At the head of the class are Guarente and a Harvard researcher named David Sinclair, both of whom are focusing on sirtuins, the family of proteins produced by SIR2 or its mammalian analogue, SIRT1. Guarente’s lab has unraveled many of the basic molecular processes behind SIR2. For instance, a natural chemical called NADH can inhibit sirtuins’ effects; Guarente’s lab has determined that yeast with lower NADH levels lives longer. Sinclair’s work has a slightly different focus–resveratrol, the chemical he has connected to calorie restriction’s effects. (It’s better known as the major reason red wine is touted as healthful.) Sinclair’s work at Harvard has shown that heavy doses of resveratrol can prolong life span in yeast by 70 percent. Still another scientist, Marc Tatar, has garnered similar results in fruit flies.

The fact that calorie restriction works isn’t all that surprising from an evolutionary point of view. In fact, calorie restriction is an extremely effective strategy for survival during lean times, when it’s an imperative, not a choice. “Let’s imagine I had a gene that could allow me to suspend reproduction and slow down aging during a famine,” says Guarente. “When the famine ends, I’ll still be around to reproduce.” As a result, he adds, “every animal we know can do this.”

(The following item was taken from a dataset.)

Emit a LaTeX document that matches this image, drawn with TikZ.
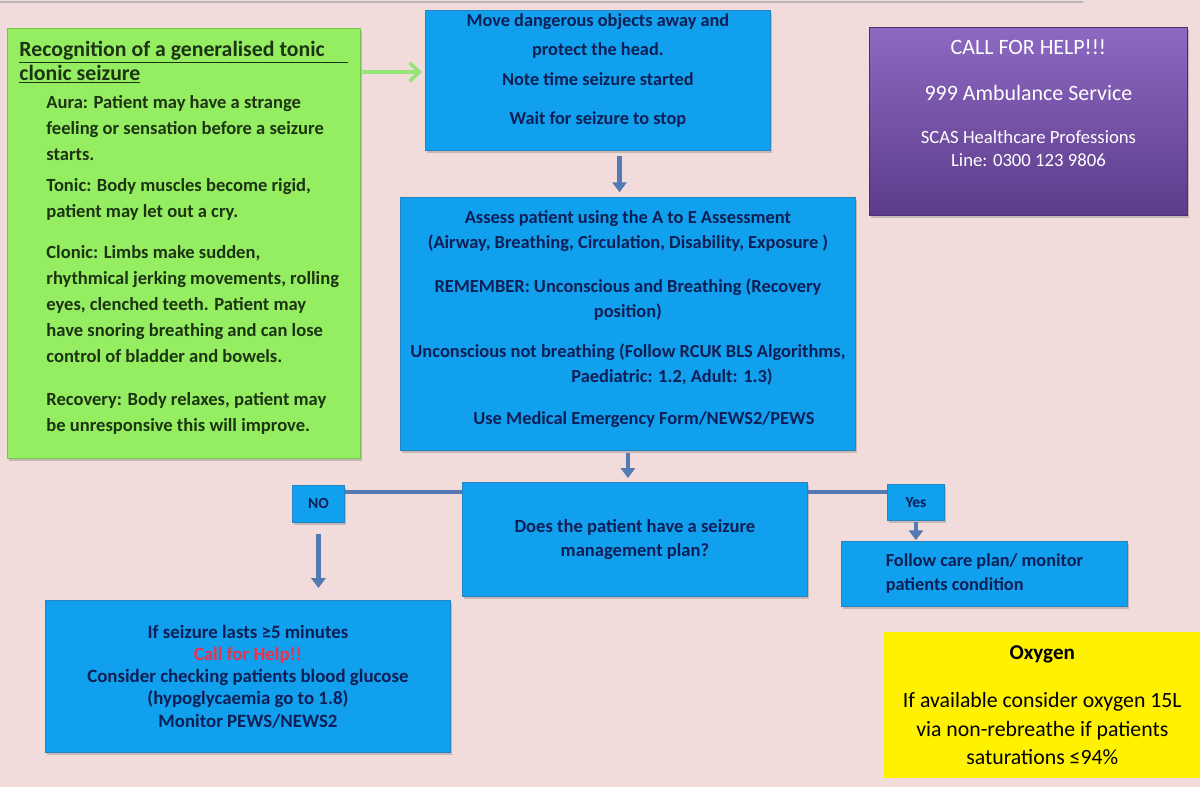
\documentclass[tikz,border=0pt]{standalone}
\usepackage{fontspec}
\setmainfont{Carlito}
\usetikzlibrary{arrows.meta,shadows}

\definecolor{bgpink}{HTML}{F2DCDB}
\definecolor{boxblue}{HTML}{10A0EE}
\definecolor{boxedge}{HTML}{2385C4}
\definecolor{boxtext}{HTML}{0E1F55}
\definecolor{flowblue}{HTML}{5579B3}
\definecolor{recoggreen}{HTML}{95EE62}
\definecolor{recogedge}{HTML}{78C24E}
\definecolor{recogtext}{HTML}{1C3412}
\definecolor{arrowgreen}{HTML}{96E37A}
\definecolor{helptop}{HTML}{8D69C2}
\definecolor{helpbot}{HTML}{5C3B8A}
\definecolor{helpedge}{HTML}{4A2E70}
\definecolor{helpred}{HTML}{F0304A}

\newcommand\seizindent{\hspace*{0.675cm}}

\begin{document}
\begin{tikzpicture}[
	box/.style={anchor=north west, draw=boxedge, fill=boxblue, line width=0.6pt, inner sep=0pt, align=center, text=boxtext, drop shadow={shadow xshift=1pt, shadow yshift=-2pt, opacity=0.4}},
	tag/.style={box, font=\fontsize{11}{13}\selectfont\bfseries},
	recogbox/.style={anchor=north west, draw=recogedge, fill=recoggreen, line width=0.6pt, inner sep=0pt, align=left, text=recogtext, font=\fontsize{13.2}{18.5}\selectfont\bfseries, drop shadow={shadow xshift=1pt, shadow yshift=-2pt, opacity=0.4}},
	helpbox/.style={anchor=north west, draw=helpedge, top color=helptop, bottom color=helpbot, line width=0.6pt, inner sep=0pt, align=center, text=white, font=\fontsize{13.3}{16.4}\selectfont, drop shadow={shadow xshift=1pt, shadow yshift=-2pt, opacity=0.4}},
	oxybox/.style={anchor=north west, fill=yellow, inner sep=0pt, align=center, text=black, font=\fontsize{15.5}{20.3}\selectfont},
	flow/.style={draw=flowblue, line width=3pt, -{Triangle[length=7pt,width=10pt]}},
	link/.style={draw=flowblue, line width=3.5pt},
	grnarrow/.style={draw=arrowgreen, line width=2.5pt, -{Straight Barb[length=7pt,width=13pt]}}
	]
	\useasboundingbox (0,0) rectangle (30,-19.675);
	\fill[bgpink] (0,0) rectangle (30,-19.675);
	\draw[gray!55, line width=1.2pt] (0,-0.05) -- (27.08,-0.05);
	
	\node[recogbox, minimum width=8.825cm, minimum height=10.75cm] (recog) at (0.175,-0.7) {{\fontsize{15.5}{18.5}\selectfont\underline{\makebox[8.225cm][l]{Recognition of a generalised tonic}}}\\[-1.4pt]
		{\fontsize{15.5}{18.5}\selectfont\underline{clonic seizure}}\\[1.4pt]
		\seizindent Aura: Patient may have a strange\\
		\seizindent feeling or sensation before a seizure\\
		\seizindent starts.\\[3.5pt]
		\seizindent Tonic: Body muscles become rigid,\\
		\seizindent patient may let out a cry.\\[10.7pt]
		\seizindent Clonic: Limbs make sudden,\\
		\seizindent rhythmical jerking movements, rolling\\
		\seizindent eyes, clenched teeth. Patient may\\
		\seizindent have snoring breathing and can lose\\
		\seizindent control of bladder and bowels.\\[12.1pt]
		\seizindent Recovery: Body relaxes, patient may\\
		\seizindent be unresponsive this will improve.\\[-8.4pt]\mbox{}};
	
	\node[box, minimum width=8.625cm, minimum height=3.5cm, font=\fontsize{13}{20.6}\selectfont\bfseries] (move) at (10.625,-0.25) {Move dangerous objects away and\\protect the head.\\[0.7pt]Note time seizure started\\[7.1pt]Wait for seizure to stop\\[-4.3pt]\mbox{}};
	
	\node[box, minimum width=11.375cm, minimum height=6.325cm, font=\fontsize{13.1}{17.8}\selectfont\bfseries] (assess) at (10,-4.925) {Assess patient using the A to E Assessment\\
		(Airway, Breathing, Circulation, Disability, Exposure )\\[13.5pt]
		REMEMBER: Unconscious and Breathing (Recovery\\
		position)\\[10.6pt]
		Unconscious not breathing (Follow RCUK BLS Algorithms,\\
		\hspace*{2.2cm}Paediatric: 1.2, Adult: 1.3)\\[12.1pt]
		\hspace*{0.8cm}Use Medical Emergency Form/NEWS2/PEWS\\[-9pt]\mbox{}};
	
	\node[box, minimum width=8.625cm, minimum height=2.85cm, font=\fontsize{13.2}{17.1}\selectfont\bfseries] (plan) at (11.55,-12.05) {Does the patient have a seizure\\management plan?};
	
	\node[tag, minimum width=1.3cm, minimum height=0.925cm] (no) at (7.3,-12.125) {NO};
	\node[tag, minimum width=1.425cm, minimum height=0.9cm] (yes) at (22.175,-12.1) {Yes};
	
	\node[box, minimum width=10.125cm, minimum height=3.8cm, font=\fontsize{13.4}{15.8}\selectfont\bfseries] (ifseiz) at (1.125,-15) {If seizure lasts ≥5 minutes\\\textcolor{helpred}{Call for Help!!}\\Consider checking patients blood glucose\\(hypoglycaemia go to 1.8)\\Monitor PEWS/NEWS2};
	
	\node[box, align=left, minimum width=7.15cm, minimum height=1.625cm, font=\fontsize{13}{17.1}\selectfont\bfseries] (care) at (21.025,-13.525) {Follow care plan/ monitor\\patients condition};
	
	\node[helpbox, minimum width=7.95cm, minimum height=4.7cm] (help) at (21.725,-0.675) {{\fontsize{15.6}{18}\selectfont CALL FOR HELP!!!}\\[16.3pt]
		{\fontsize{15.6}{18}\selectfont 999 Ambulance Service}\\[14.2pt]
		SCAS Healthcare Professions\\
		Line: 0300 123 9806\\[10pt]\mbox{}};
	
	\node[oxybox, minimum width=7.9cm, minimum height=3.65cm] (oxy) at (22.1,-15.8) {{\bfseries\fontsize{15}{20.3}\selectfont Oxygen}\\[13.8pt]If available consider oxygen 15L\\via non-rebreathe if patients\\saturations ≤94\%};
	
	\draw[grnarrow, shorten >=0.075cm] ([yshift=-1.1cm]recog.north east) -- ([yshift=-1.1cm]recog.north east -| move.west);
	\draw[flow, shorten <=0.12cm, shorten >=0.12cm] ([xshift=0.54cm]move.south) -- ([xshift=0.54cm]move.south |- assess.north);
	\draw[flow, shorten <=0.05cm, shorten >=0.1cm] (assess.south) -- (assess.south |- plan.north);
	\draw[link] ([yshift=-0.25cm]plan.north west) -- ([yshift=-0.25cm]plan.north west -| no.east);
	\draw[link] ([yshift=-0.25cm]plan.north east) -- ([yshift=-0.25cm]plan.north east -| yes.west);
	\draw[flow, shorten <=0.28cm, shorten >=0.3cm] (no.south) -- (no.south |- ifseiz.north);
	\draw[flow, shorten <=0.02cm, shorten >=0.02cm] (yes.south) -- (yes.south |- care.north);
\end{tikzpicture}
\end{document}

Including humans, of course. But since few people particularly want to limit their calories drastically (least of all Americans), Guarente is searching for a pill that will have the same effect. Elixir, the same company building on Kenyon’s work, is also using Guarente’s–which means, someday, humans may reap the benefits of calorie restriction without even having to say the word diet. Sinclair has a competing company called Sirtris. He expects to get his drugs into clinics in just five years. Until then, he’ll be drinking one glass of red wine a day–and toasting to what he hopes will be a huge success.


Five years ago Bruce Ames called his son, a computer executive in New York, with some exciting news. “I told him, ‘We’re changing old rats to new rats!’ ” recalls Ames, a senior scientist at Children’s Hospital Oakland Research Institute in California. His son was not impressed. “Let me know when you change old people to young rats,” he said. Such human-to-animal transformations are still confined to the minds of sarcastic sons and science-fiction writers, but researchers are getting closer to replicating Ames’s rat results in humans.

In studies published in Proceedings of the National Academy of Sciences in 2002, Ames and his colleagues fed older rats two chemicals normally found in the body’s cells (and also sold as nutritional supplements): acetyl-L-carnitine and alphalipoic acid. Not only did the rats perform better on problem-solving and memory tests, but they moved around with more ease and energy.

Researchers determined that the combination of chemicals had improved the function of mitochondria, organelles that serve as a cell’s main energy source. Ames formed a company called Juvenon to license the combination of cell-rejuvenating supplements (also sold separately at several health stores). The company plans to begin human trials soon to evaluate the cognitive effects of the dual supplements. In the meantime, Ames, who chairs Juvenon’s scientific advisory board but gets no proceeds from the company, is overseeing lab research on human cells in tissue culture. In one study, Berkeley researchers found that lipoic acid protected the cell from oxidation when iron or hydrogen peroxide was added.

Now he hopes to replicate those results in human subjects. Other studies have already linked unhealthy mitochondria to Alzheimer’s, Parkinson’s, type 2 diabetes and other degenerative diseases, so reversing or repairing decay in mitochondria could help to stave off the age-related diseases. “I’m hoping we can add a few years to people’s lives,” says Ames, who’s 76. “I think we can.”